What I am going to do is to reinforce the broken joist with 3/4" plywood plates down one or both sides, depending on what I have room for around the plumbing. I'm going to use PL 400 adhesive, 2" deck screws, and 8D framing nails. I also have some 4x4 hangers to add so that the full height of the beam will be supported at the ends.

Comments or suggestions?

LMHmedchem

joed 03-30-2012 06:41 PM

Quote:

He said to support the sagging joist and then gently pry the floor boards up off of the joist with a combination of a jack and pry bar. Raise the floor boards back up until the floor is level, shim the old joist,
Sounds like a lot of work when you can just jack the whole joist back up and sister to it. Why would you want release the floor boards from the joist.

LMHmedchem 03-30-2012 06:57 PM

Quote:

Originally Posted by joed (Post 888688)
Sounds like a lot of work when you can just jack the whole joist back up and sister to it.

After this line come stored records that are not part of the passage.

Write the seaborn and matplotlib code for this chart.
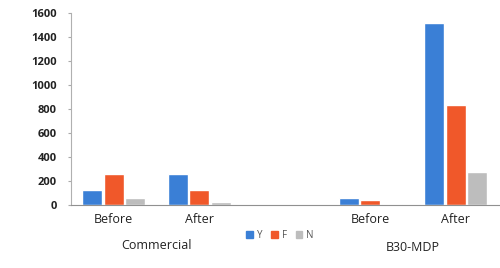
import pandas as pd
import matplotlib.pyplot as plt
import seaborn as sns

# slots on the x axis (middle one is left empty as a spacer)
slots = ["Commercial Before", "Commercial After", "gap", "B30-MDP Before", "B30-MDP After"]
tick_labels = ["Before", "After", "", "Before", "After"]
groups = ["Commercial", "B30-MDP"]
series = ["Y", "F", "N"]

y_vals = [125, 254, 58, 1515]
f_vals = [254, 121, 41, 832]
n_vals = [55, 27, 5, 274]
filled = ["Commercial Before", "Commercial After", "B30-MDP Before", "B30-MDP After"]

colors = ["#3a7fd6", "#f0582a", "#bdbdbd"]

rows = []
for s, vals in zip(series, [y_vals, f_vals, n_vals]):
    for slot, v in zip(filled, vals):
        rows.append({"slot": slot, "resp": s, "count": v})
df = pd.DataFrame(rows)

sns.set_style("white")
plt.rcParams['font.family'] = ['Open Sans', 'DejaVu Sans']

fig = plt.figure(figsize=(5, 2.68), dpi=100)
ax = fig.add_axes([0.142, 0.235, 0.855, 0.718])

sns.barplot(data=df, x="slot", y="count", hue="resp", order=slots,
            hue_order=series, palette=colors, width=0.75, gap=0.06,
            saturation=1, ax=ax, legend=False)

ax.set_ylim(0, 1600)
ax.set_yticks(range(0, 1601, 200))
ax.set_yticklabels([str(v) for v in range(0, 1601, 200)], fontsize=8,
                   fontweight="bold", color="#222222")
ax.set_xticks(range(len(slots)))
ax.set_xticklabels(tick_labels, fontsize=9, color="#222222")
ax.set_xlim(-0.5, len(slots) - 0.5)
ax.set_xlabel("")
ax.set_ylabel("")
ax.tick_params(axis="x", length=0, pad=6)
ax.tick_params(axis="y", length=2, color="#aaaaaa", pad=8, left=True)

for sp in ["top", "right"]:
    ax.spines[sp].set_visible(False)
ax.spines["left"].set_color("#b0b0b0")
ax.spines["bottom"].set_color("#909090")

# group labels
trans = ax.get_xaxis_transform()
ax.text(0.5, -0.21, groups[0], transform=trans, ha="center", va="center",
        fontsize=9, color="#222222")
ax.text(3.5, -0.22, groups[1], transform=trans, ha="center", va="center",
        fontsize=9, color="#222222")

handles = [plt.Rectangle((0, 0), 1, 1, color=c) for c in colors]
fig.legend(handles, series, loc="center", bbox_to_anchor=(0.56, 0.123), ncol=3,
           frameon=False, fontsize=7, handlelength=0.7, handleheight=0.7,
           handletextpad=0.4, columnspacing=0.9, labelcolor="#555555")

fig.savefig("out.png", dpi=100)
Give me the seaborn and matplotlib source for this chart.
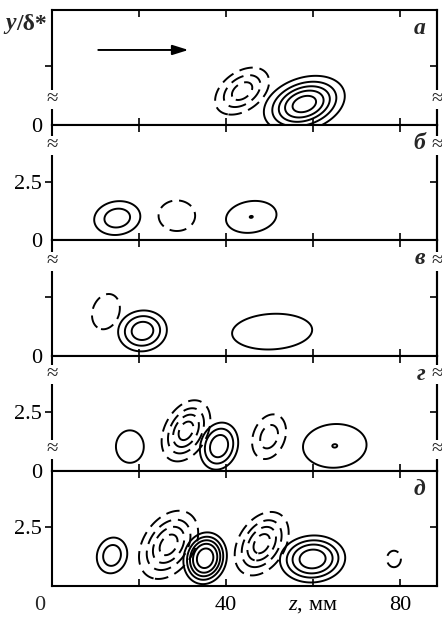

Why would you want release the floor boards from the joist.

His oppinion was that a 120 year old dry joist would be permanently displaced and very hard to jack back to level. It would also fight the new member in trying to return to its displaced position. I think that there is also less chance of cracking walls and ceilings when leaving the old joist in position.

I've never done this, so I can't really comment on how hard it is, or effective, I just thought I would post it to see if anyone has experience with this or a different opinion.